_Directions_. Copy out all lines of the records in which the word "this" appears.

_Dataset_.
┄┄┄┄┄┄┄┄┄┄┄┄┄┄┄┄┄┄┄┄
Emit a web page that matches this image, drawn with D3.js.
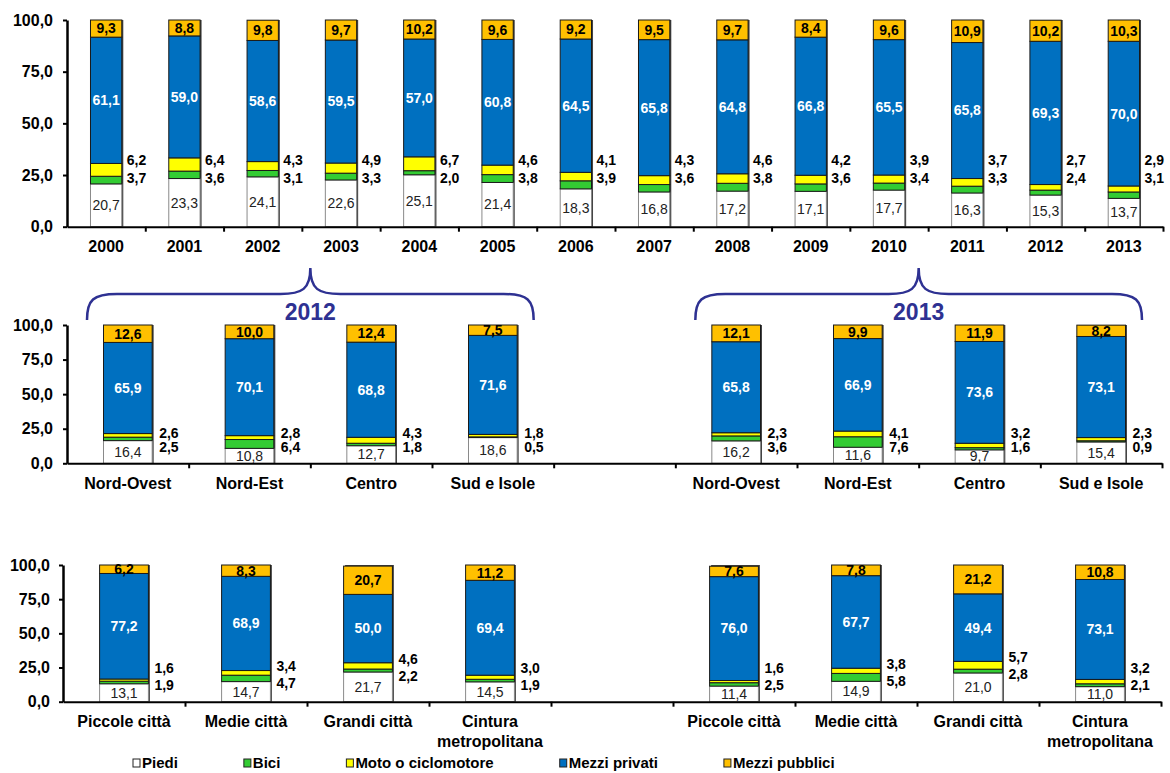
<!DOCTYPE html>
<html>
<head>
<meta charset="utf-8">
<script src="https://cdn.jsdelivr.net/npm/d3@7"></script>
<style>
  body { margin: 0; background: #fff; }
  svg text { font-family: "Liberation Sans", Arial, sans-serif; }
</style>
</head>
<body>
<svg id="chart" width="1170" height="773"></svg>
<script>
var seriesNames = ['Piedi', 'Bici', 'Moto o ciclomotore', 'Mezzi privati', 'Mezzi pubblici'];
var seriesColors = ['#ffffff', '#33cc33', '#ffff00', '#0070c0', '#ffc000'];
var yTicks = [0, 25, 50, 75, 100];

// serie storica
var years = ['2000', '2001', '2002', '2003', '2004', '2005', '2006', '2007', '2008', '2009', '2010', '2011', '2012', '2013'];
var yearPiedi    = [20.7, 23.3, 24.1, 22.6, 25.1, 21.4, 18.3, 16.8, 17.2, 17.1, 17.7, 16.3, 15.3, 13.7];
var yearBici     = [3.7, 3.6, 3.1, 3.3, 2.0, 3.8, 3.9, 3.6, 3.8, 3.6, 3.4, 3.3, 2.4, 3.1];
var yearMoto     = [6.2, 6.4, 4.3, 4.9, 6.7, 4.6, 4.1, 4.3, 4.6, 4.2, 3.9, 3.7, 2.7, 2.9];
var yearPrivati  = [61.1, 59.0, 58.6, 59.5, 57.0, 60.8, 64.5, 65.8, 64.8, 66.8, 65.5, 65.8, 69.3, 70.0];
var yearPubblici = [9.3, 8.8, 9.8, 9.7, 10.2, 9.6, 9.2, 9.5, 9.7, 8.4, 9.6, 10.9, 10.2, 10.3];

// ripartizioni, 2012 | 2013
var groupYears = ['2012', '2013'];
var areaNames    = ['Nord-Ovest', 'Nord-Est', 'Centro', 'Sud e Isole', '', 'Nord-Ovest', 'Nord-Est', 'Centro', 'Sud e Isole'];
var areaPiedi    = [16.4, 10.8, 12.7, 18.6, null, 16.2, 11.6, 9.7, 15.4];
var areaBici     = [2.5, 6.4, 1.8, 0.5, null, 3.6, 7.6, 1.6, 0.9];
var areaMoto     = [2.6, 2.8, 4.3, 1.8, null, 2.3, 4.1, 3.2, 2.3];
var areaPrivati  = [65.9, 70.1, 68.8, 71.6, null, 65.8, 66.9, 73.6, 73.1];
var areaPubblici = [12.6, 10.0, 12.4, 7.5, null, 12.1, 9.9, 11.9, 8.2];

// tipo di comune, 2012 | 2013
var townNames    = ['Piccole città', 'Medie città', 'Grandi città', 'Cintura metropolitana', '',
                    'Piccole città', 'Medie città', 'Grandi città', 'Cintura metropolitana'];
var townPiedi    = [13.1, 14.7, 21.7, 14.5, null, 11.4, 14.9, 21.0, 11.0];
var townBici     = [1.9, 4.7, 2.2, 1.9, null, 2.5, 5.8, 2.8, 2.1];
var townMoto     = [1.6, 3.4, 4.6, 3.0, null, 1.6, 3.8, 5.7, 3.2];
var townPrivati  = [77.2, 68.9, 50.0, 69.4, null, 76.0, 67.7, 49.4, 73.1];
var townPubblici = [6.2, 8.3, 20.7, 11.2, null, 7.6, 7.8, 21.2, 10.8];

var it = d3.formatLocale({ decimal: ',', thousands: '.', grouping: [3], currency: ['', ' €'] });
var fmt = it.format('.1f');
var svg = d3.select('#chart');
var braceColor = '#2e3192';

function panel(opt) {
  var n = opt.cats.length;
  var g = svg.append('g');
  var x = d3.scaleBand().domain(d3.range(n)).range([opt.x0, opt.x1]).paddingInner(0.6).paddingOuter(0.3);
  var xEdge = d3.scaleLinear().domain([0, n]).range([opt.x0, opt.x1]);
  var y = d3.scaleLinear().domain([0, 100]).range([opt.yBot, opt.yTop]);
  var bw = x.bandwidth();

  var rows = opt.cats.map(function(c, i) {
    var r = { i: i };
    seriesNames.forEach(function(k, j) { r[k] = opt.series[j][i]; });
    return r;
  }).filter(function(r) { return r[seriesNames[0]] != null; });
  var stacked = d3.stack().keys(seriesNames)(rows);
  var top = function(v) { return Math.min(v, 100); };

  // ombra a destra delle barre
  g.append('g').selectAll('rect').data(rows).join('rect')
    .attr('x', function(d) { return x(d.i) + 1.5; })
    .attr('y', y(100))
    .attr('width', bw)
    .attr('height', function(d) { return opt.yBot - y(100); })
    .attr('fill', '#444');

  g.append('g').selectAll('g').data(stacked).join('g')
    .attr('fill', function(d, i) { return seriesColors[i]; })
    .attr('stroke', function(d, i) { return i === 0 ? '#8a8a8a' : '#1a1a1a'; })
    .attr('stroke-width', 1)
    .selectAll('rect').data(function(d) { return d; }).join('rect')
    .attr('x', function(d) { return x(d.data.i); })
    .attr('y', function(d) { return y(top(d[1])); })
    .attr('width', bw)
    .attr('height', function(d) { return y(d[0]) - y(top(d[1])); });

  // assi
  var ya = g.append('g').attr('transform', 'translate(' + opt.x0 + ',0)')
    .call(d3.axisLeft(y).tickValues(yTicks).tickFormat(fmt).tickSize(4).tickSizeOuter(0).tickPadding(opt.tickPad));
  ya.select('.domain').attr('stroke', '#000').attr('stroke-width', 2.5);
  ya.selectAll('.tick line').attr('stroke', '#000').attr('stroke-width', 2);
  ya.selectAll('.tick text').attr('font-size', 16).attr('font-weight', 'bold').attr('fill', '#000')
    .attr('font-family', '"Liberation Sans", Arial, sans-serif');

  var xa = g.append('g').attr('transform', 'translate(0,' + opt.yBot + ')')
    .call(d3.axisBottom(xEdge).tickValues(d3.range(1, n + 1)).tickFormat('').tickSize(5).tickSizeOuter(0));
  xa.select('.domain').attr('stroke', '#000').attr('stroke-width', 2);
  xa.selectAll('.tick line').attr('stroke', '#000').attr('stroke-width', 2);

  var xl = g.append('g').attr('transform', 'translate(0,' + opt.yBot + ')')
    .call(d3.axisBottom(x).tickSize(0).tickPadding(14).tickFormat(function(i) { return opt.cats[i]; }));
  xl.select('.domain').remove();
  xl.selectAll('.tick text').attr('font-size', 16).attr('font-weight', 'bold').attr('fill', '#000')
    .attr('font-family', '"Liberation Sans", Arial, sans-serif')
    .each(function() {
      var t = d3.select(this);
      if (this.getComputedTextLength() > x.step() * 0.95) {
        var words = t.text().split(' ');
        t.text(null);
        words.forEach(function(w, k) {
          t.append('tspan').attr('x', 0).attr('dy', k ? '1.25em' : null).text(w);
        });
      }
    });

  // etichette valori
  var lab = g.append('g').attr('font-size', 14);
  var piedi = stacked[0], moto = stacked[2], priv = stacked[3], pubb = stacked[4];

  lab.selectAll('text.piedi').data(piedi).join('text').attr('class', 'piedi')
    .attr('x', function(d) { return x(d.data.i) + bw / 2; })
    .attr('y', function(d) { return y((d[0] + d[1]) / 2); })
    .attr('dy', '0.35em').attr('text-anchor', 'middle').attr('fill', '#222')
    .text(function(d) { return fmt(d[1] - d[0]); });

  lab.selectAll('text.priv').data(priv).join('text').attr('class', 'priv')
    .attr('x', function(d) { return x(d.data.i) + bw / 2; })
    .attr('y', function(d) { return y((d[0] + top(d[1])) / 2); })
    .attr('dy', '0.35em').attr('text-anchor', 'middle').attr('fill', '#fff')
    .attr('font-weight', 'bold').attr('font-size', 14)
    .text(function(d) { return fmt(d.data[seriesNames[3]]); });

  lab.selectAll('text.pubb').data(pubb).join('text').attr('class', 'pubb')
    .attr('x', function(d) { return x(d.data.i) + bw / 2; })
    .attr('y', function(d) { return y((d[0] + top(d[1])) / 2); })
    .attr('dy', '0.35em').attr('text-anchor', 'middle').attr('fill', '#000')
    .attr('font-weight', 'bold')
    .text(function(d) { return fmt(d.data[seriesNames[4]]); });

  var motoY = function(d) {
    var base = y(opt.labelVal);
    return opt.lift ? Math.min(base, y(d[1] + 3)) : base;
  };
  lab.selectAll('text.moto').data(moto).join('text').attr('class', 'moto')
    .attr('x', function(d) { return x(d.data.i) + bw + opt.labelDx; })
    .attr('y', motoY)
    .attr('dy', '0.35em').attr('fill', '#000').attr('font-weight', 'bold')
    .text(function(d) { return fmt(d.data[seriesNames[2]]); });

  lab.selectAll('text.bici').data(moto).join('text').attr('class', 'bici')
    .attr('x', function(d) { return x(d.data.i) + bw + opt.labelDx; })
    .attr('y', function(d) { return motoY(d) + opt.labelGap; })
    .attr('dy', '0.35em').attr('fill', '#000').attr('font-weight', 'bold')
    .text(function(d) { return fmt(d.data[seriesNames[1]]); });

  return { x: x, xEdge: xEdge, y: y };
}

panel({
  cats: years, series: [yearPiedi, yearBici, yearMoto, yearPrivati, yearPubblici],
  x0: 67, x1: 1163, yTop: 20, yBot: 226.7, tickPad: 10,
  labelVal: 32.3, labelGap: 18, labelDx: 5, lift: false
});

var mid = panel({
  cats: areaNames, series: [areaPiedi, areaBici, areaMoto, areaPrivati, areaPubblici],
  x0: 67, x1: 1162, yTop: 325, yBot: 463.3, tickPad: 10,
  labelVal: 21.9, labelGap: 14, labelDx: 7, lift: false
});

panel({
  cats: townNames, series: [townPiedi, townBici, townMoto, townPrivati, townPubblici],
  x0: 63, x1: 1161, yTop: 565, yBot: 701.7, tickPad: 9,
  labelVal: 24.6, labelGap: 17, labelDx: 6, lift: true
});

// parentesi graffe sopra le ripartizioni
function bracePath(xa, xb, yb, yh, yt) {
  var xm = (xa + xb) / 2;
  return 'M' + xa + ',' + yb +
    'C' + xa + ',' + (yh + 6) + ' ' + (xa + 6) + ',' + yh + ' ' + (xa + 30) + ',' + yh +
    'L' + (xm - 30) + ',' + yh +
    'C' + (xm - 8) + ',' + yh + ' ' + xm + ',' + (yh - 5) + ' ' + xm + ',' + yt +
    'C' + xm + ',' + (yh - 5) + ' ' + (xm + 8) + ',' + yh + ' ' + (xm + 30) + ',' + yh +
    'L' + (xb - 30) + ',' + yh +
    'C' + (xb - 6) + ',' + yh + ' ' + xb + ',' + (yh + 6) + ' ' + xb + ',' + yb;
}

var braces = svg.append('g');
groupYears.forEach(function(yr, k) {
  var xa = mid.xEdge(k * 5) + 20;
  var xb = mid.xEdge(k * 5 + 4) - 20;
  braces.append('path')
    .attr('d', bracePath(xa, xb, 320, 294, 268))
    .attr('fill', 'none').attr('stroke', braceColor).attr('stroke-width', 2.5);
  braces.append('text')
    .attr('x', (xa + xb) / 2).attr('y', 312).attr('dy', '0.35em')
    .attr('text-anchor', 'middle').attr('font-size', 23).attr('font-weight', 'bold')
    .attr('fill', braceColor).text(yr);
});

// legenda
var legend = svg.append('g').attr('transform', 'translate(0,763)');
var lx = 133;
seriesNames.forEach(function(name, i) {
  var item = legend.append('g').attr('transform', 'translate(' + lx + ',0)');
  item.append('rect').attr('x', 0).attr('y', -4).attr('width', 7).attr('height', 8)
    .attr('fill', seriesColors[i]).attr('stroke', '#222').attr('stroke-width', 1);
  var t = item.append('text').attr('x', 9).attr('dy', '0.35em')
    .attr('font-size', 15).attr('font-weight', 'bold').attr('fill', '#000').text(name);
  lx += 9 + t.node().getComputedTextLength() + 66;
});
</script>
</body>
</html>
┄┄┄┄┄┄┄┄┄┄┄┄┄┄┄┄┄┄┄┄
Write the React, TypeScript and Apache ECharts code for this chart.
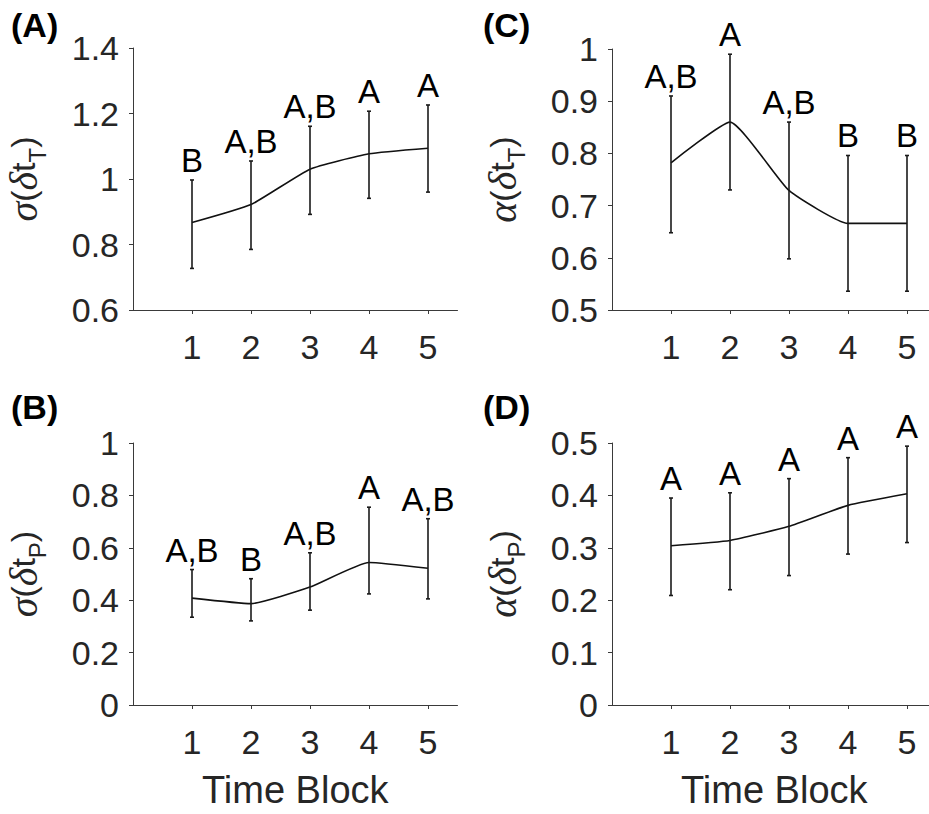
┄┄┄┄┄┄┄┄┄┄┄┄┄┄┄┄┄┄┄┄
_The answer_.
Emit a web page that matches this image, drawn with D3.js.
      var t = d3.select(this);
      if (this.getComputedTextLength() > x.step() * 0.95) {
Write the React, TypeScript and Apache ECharts code for this chart.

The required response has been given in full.